Tal vez ustedes hayan percibido cómo no se usa el Antiguo Testamento en las misas durante el tiempo pascual.  La Iglesia destaca lecturas de los Hechos de los Apóstoles o del Apocalipsis donde en las misas del resto del año aparecen lecturas del Pentateuco, los profetas, o los otros escritos del Antiguo Testamento.  ¡Este año leemos de los Hechos seis domingos seguidos!

La lectura hoy enfoca en la predicación de los apóstoles.  Pedro y Juan acaban de curar a un paralítico.  La gente queda asombrosa con el milagro cuando Pedro toma la palabra para explicar cómo pasó.  Bajo la influencia del Espíritu Santo, habla con audacia.  Dice que la cura fue hecha en el nombre de Jesús a quien ellos entregaron al verdugo.  Entonces modera su tono con un pretexto.  Dice que los judíos no sabían lo que estaban haciendo cuando exigieron que Pilato condenara a Jesús a la muerte.

No obstante, los judíos todavía tienen que arrepentirse. Pedro dice, en efecto, que era su orgullo que no les permitió reconocer lo que estaban haciendo.  Su confianza exagerada en sus líderes les impidió ver la verdad que Jesús enseñaba y la bondad que mostraba. Pudiera haber dicho también que no resistieron el deseo para la violencia, que queda en el corazón humano como un impulso primitivo.  La llamada de Pedro a la conversión incluye las decenas de modos en los cuales los hombres fallan a cumplir la voluntad de Dios: la falta de respeto a Dios, la avaricia, la lujuria, la mentira, etcétera.

Tenemos que escuchar el sermón de Pedro como dirigido a nosotros tanto como a los judíos.  Aunque tenemos al Espíritu Santo para ayudarnos, a veces fallamos.  Las atracciones de fortuna y fama que vemos en los criminales más perniciosos y crueles o las escandalosas estrellas del mundo del espectáculo, nos impulsan a traicionar las virtudes que nuestros madres y padres nos enseñaron.  En lugar de obedecer la voz de Dios en nuestras conciencias, la ignoramos.
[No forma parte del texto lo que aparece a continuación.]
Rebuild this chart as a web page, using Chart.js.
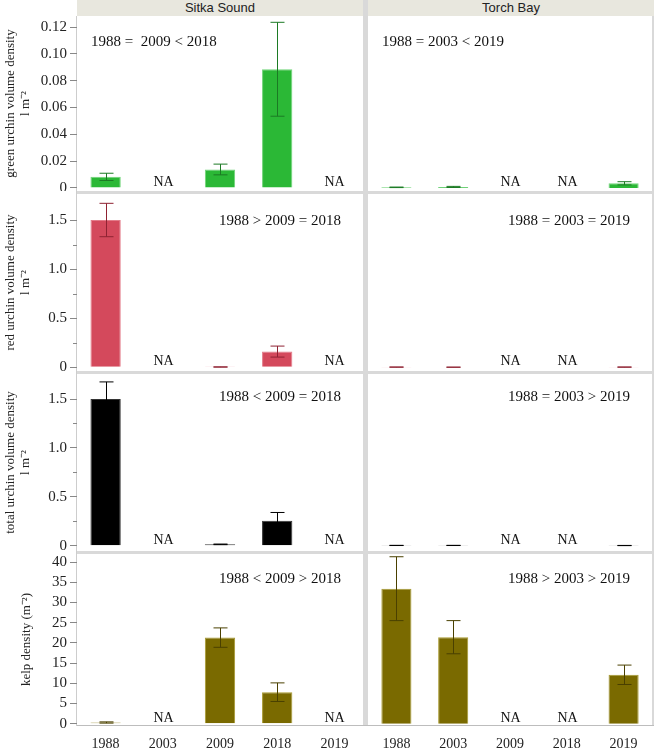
<!DOCTYPE html>
<html>
<head>
<meta charset="utf-8">
<script src="https://cdn.jsdelivr.net/npm/chart.js@4/dist/chart.umd.min.js"></script>
<style>
  body { margin: 0; background: #fff; width: 656px; height: 749px; position: relative; overflow: hidden; }
  canvas { position: absolute; }
  .band { position: absolute; background: #d9d9d9; }
  .strip { position: absolute; top: 0; height: 16px; background: #e8e7de; color: #222;
           font: 13px "Liberation Sans", Arial, sans-serif; line-height: 16px; text-align: center; }
</style>
</head>
<body>
<div class="strip" style="left:77px;width:286px">Sitka Sound</div>
<div class="strip" style="left:368px;width:286px">Torch Bay</div>
<div class="band" style="left:363px;top:0;width:5px;height:726px"></div>
<div class="band" style="left:652px;top:16px;width:2px;height:710px"></div>
<div class="band" style="left:77px;top:191px;width:577px;height:3px"></div>
<div class="band" style="left:77px;top:371px;width:577px;height:3px"></div>
<div class="band" style="left:77px;top:551px;width:577px;height:3px"></div>
<div class="band" style="left:76px;top:16px;width:1px;height:710px;background:#cdcdcd"></div>
<div class="band" style="left:77px;top:725px;width:577px;height:1px;background:#bdbdbd"></div>

<canvas id="g1" width="363" height="175" style="left:0;top:16px"></canvas>
<canvas id="g2" width="284" height="175" style="left:368px;top:16px"></canvas>
<canvas id="r1" width="363" height="177" style="left:0;top:194px"></canvas>
<canvas id="r2" width="284" height="177" style="left:368px;top:194px"></canvas>
<canvas id="t1" width="363" height="177" style="left:0;top:374px"></canvas>
<canvas id="t2" width="284" height="177" style="left:368px;top:374px"></canvas>
<canvas id="k1" width="363" height="195" style="left:0;top:554px"></canvas>
<canvas id="k2" width="284" height="195" style="left:368px;top:554px"></canvas>

<script>
// années
const years = ['1988', '2003', '2009', '2018', '2019'];

// oursins verts (l m-2)
const greenSitka = [0.0083, null, 0.0138, 0.0885, null];
const greenSitkaSE = [0.0027, null, 0.004, 0.035, null];
const greenTorch = [0.0005, 0.0008, null, null, 0.0035];
const greenTorchSE = [0.0002, 0.0004, null, null, 0.0012];

// oursins rouges
const redSitka = [1.5, null, 0.003, 0.16, null];
const redSitkaSE = [0.17, null, 0.001, 0.056, null];
const redTorch = [0.002, 0.001, null, null, 0.002];
const redTorchSE = [0.001, 0.0005, null, null, 0.001];

// total oursins
const totalSitka = [1.5, null, 0.014, 0.255, null];
const totalSitkaSE = [0.175, null, 0.003, 0.085, null];
const totalTorch = [0.003, 0.003, null, null, 0.002];
const totalTorchSE = [0.001, 0.001, null, null, 0.001];

// kelp (m-2)
const kelpSitka = [0.3, null, 21.3, 7.8, null];
const kelpSitkaSE = [0.15, null, 2.4, 2.3, null];
const kelpTorch = [33.4, 21.4, null, null, 12.1];
const kelpTorchSE = [7.9, 4.1, null, null, 2.4];

const serif = '"Liberation Serif", "Times New Roman", serif';

// barres d'erreur, NA, texte des comparaisons, petites graduations
const panelExtras = {
  id: 'panelExtras',
  afterDraw(chart, args, o) {
    const ctx = chart.ctx, xs = chart.scales.x, ys = chart.scales.y, area = chart.chartArea;
    const vals = chart.data.datasets[0].data;
    ctx.save();
    ctx.lineWidth = 1;
    ctx.strokeStyle = o.errColor;
    vals.forEach((v, i) => {
      const px = Math.round(xs.getPixelForValue(i)) + 0.5;
      if (v === null) {
        ctx.fillStyle = '#111';
        ctx.font = '14px ' + serif;
        ctx.textAlign = 'center';
        ctx.textBaseline = 'alphabetic';
        ctx.fillText('NA', px, ys.getPixelForValue(0) - 2);
        return;
      }
      const se = o.se[i];
      const top = ys.getPixelForValue(v + se);
      const bot = ys.getPixelForValue(Math.max(v - se, 0));
      ctx.beginPath();
      ctx.moveTo(px, top); ctx.lineTo(px, bot);
      ctx.moveTo(px - 7, top); ctx.lineTo(px + 7, top);
      ctx.moveTo(px - 7, bot); ctx.lineTo(px + 7, bot);
      ctx.stroke();
    });

    ctx.fillStyle = '#111';
    ctx.font = '15px ' + serif;
    ctx.textBaseline = 'middle';
    ctx.textAlign = o.noteAlign;
    const nx = o.noteAlign === 'left' ? area.left + 14 : area.right - 22;
    ctx.fillText(o.note, nx, area.top + o.noteDy);

    if (o.minor && ys.options.display) {
      ctx.strokeStyle = '#888';
      const t = ys.ticks;
      for (let i = 0; i < t.length - 1; i++) {
        const py = Math.round(ys.getPixelForValue((t[i].value + t[i + 1].value) / 2)) + 0.5;
        ctx.beginPath();
        ctx.moveTo(area.left - 4, py); ctx.lineTo(area.left, py);
        ctx.stroke();
      }
    }
    ctx.restore();
  }
};

function panel(id, cfg) {
  const left = cfg.left;
  const step = cfg.step;
  return new Chart(document.getElementById(id), {
    type: 'bar',
    data: {
      labels: years,
      datasets: [{
        data: cfg.values,
        backgroundColor: cfg.fill,
        borderColor: cfg.edge,
        borderWidth: 1,
        barPercentage: 0.53,
        categoryPercentage: 1
      }]
    },
    options: {
      responsive: false,
      animation: false,
      layout: { padding: 0 },
      plugins: {
        legend: { display: false },
        tooltip: { enabled: false },
        panelExtras: {
          se: cfg.se, errColor: cfg.err, note: cfg.note,
          noteAlign: cfg.noteAlign, noteDy: cfg.noteDy, minor: cfg.minor
        }
      },
      scales: {
        x: {
          display: !!cfg.bottom,
          grid: { display: false },
          border: { display: false },
          ticks: { font: { family: serif, size: 14 }, color: '#222', padding: 3 },
          afterFit(s) {
            if (cfg.bottom) { s.height = 24; s.paddingLeft = 0; s.paddingRight = 0; }
          }
        },
        y: {
          display: left,
          min: cfg.min,
          max: cfg.max,
          afterBuildTicks(s) {
            s.ticks = s.ticks.filter(t => t.value >= 0 && Math.abs(t.value / step - Math.round(t.value / step)) < 1e-6);
          },
          ticks: {
            stepSize: step,
            includeBounds: false,
            font: { family: serif, size: 15 },
            color: '#222',
            padding: 3,
            callback: cfg.fmt
          },
          grid: { drawOnChartArea: false, tickLength: 7, color: '#888' },
          border: { display: false },
          title: {
            display: left,
            text: cfg.title,
            color: '#222',
            font: { family: serif, size: 13, lineHeight: 1.15 },
            padding: { top: cfg.titlePad, bottom: 0 }
          },
          afterFit(s) {
            if (left) { s.width = 77; s.paddingTop = 0; s.paddingBottom = 0; }
          }
        }
      }
    },
    plugins: [panelExtras]
  });
}

const fmt2 = v => v === 0 ? '0' : v.toFixed(2);
const fmt1 = v => v === 0 ? '0' : v.toFixed(1);
const fmt0 = v => String(v);

const greenStyle = { fill: '#2bb836', edge: '#6fd478', err: '#1c7a24' };
const redStyle = { fill: '#d4495c', edge: '#e37b89', err: '#8f2232' };
const blackStyle = { fill: '#000000', edge: '#333333', err: '#000000' };
const kelpStyle = { fill: '#7a6a00', edge: '#a89a30', err: '#4a4000' };

const g = { min: -0.00224, max: 0.1282, step: 0.02, fmt: fmt2, title: ['green urchin volume density', 'l m⁻²'], titlePad: 3, noteDy: 26 };
const r = { min: -0.0377, max: 1.765, step: 0.5, fmt: fmt1, minor: true, title: ['red urchin volume density', 'l m⁻²'], titlePad: 3, noteDy: 27 };
const t = { min: -0.054, max: 1.756, step: 0.5, fmt: fmt1, minor: true, title: ['total urchin volume density', 'l m⁻²'], titlePad: 3, noteDy: 23 };
const k = { min: -0.32, max: 41.98, step: 5, fmt: fmt0, title: 'kelp density (m⁻²)', titlePad: 19, noteDy: 25, bottom: true };

panel('g1', { ...g, ...greenStyle, left: true, values: greenSitka, se: greenSitkaSE, note: '1988 =  2009 < 2018', noteAlign: 'left' });
panel('g2', { ...g, ...greenStyle, left: false, values: greenTorch, se: greenTorchSE, note: '1988 = 2003 < 2019', noteAlign: 'left' });
panel('r1', { ...r, ...redStyle, left: true, values: redSitka, se: redSitkaSE, note: '1988 > 2009 = 2018', noteAlign: 'right' });
panel('r2', { ...r, ...redStyle, left: false, values: redTorch, se: redTorchSE, note: '1988 = 2003 = 2019', noteAlign: 'right' });
panel('t1', { ...t, ...blackStyle, left: true, values: totalSitka, se: totalSitkaSE, note: '1988 < 2009 = 2018', noteAlign: 'right' });
panel('t2', { ...t, ...blackStyle, left: false, values: totalTorch, se: totalTorchSE, note: '1988 = 2003 > 2019', noteAlign: 'right' });
panel('k1', { ...k, ...kelpStyle, left: true, values: kelpSitka, se: kelpSitkaSE, note: '1988 < 2009 > 2018', noteAlign: 'right' });
panel('k2', { ...k, ...kelpStyle, left: false, values: kelpTorch, se: kelpTorchSE, note: '1988 > 2003 > 2019', noteAlign: 'right' });
</script>
</body>
</html>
Pensamos que somos limitados solo por la ley civil y, aun con esto, por la capacidad de la policía de capturar a nosotros haciendo algo criminal.

La llamada de Pedro no es diferente de la de Jesucristo.  Ninguno de los dos está amenazándonos con los fuegos del infierno.  Más bien ambos quieren que conozcamos la misericordia infinita de Dios.  Él no va a regañarnos por haber pecado sino regalarnos por haber discernido la luz de la verdad.  Sí es cierto que aquellos que insisten que no les importa Dios, van a ser dejado en las tinieblas.  Allá experimentarán el remordimiento de haber escogido la fantasía del engrandecimiento del yo al amor de Dios.  Pero la verdadera lástima es lo que se les extrañará.

San Agustín vivía por sí mismo hasta que un día encontró la verdad en una Biblia.  Por casualidad abrió el libro a donde Pablo escribe: «…basta de excesos en la comida y en la bebida, basta de lujuria y libertinaje, no más peleas ni envidias. Por el contrario, revístanse del Señor Jesucristo, y no se preocupen por satisfacer los deseos de la carne».  Más tarde Agustín tenía que admitir cómo apenas logró el mejor tesoro de la vida.  Escribió en sus Confesiones: «¡Tarde te amé, Hermosura tan antigua y tan nueva, tarde te amé! Y tú estabas dentro de mí y yo afuera, y así por fuera te buscaba; y, deforme como era, me lanzaba sobre estas cosas hermosas que tú creaste…Me llamaste y clamaste, y quebrantaste mi sordera; brillaste y resplandeciste, y curaste mi ceguera; exhalaste tu perfume, y lo aspiré, y ahora te anhelo; gusté de ti, y ahora siento hambre y sed de ti; me tocaste, y deseé con ansia la paz que procede de ti».

Tal vez no somos tan grandes pecadores como San Agustín en su juventud.  Pero es cierto que la mayoría de nosotros pensamos demasiado en nosotros que olvidemos de la bondad de Dios.  Tenemos que arrepentirnos de este orgullo para conocer su amor… Que así sea. Luz.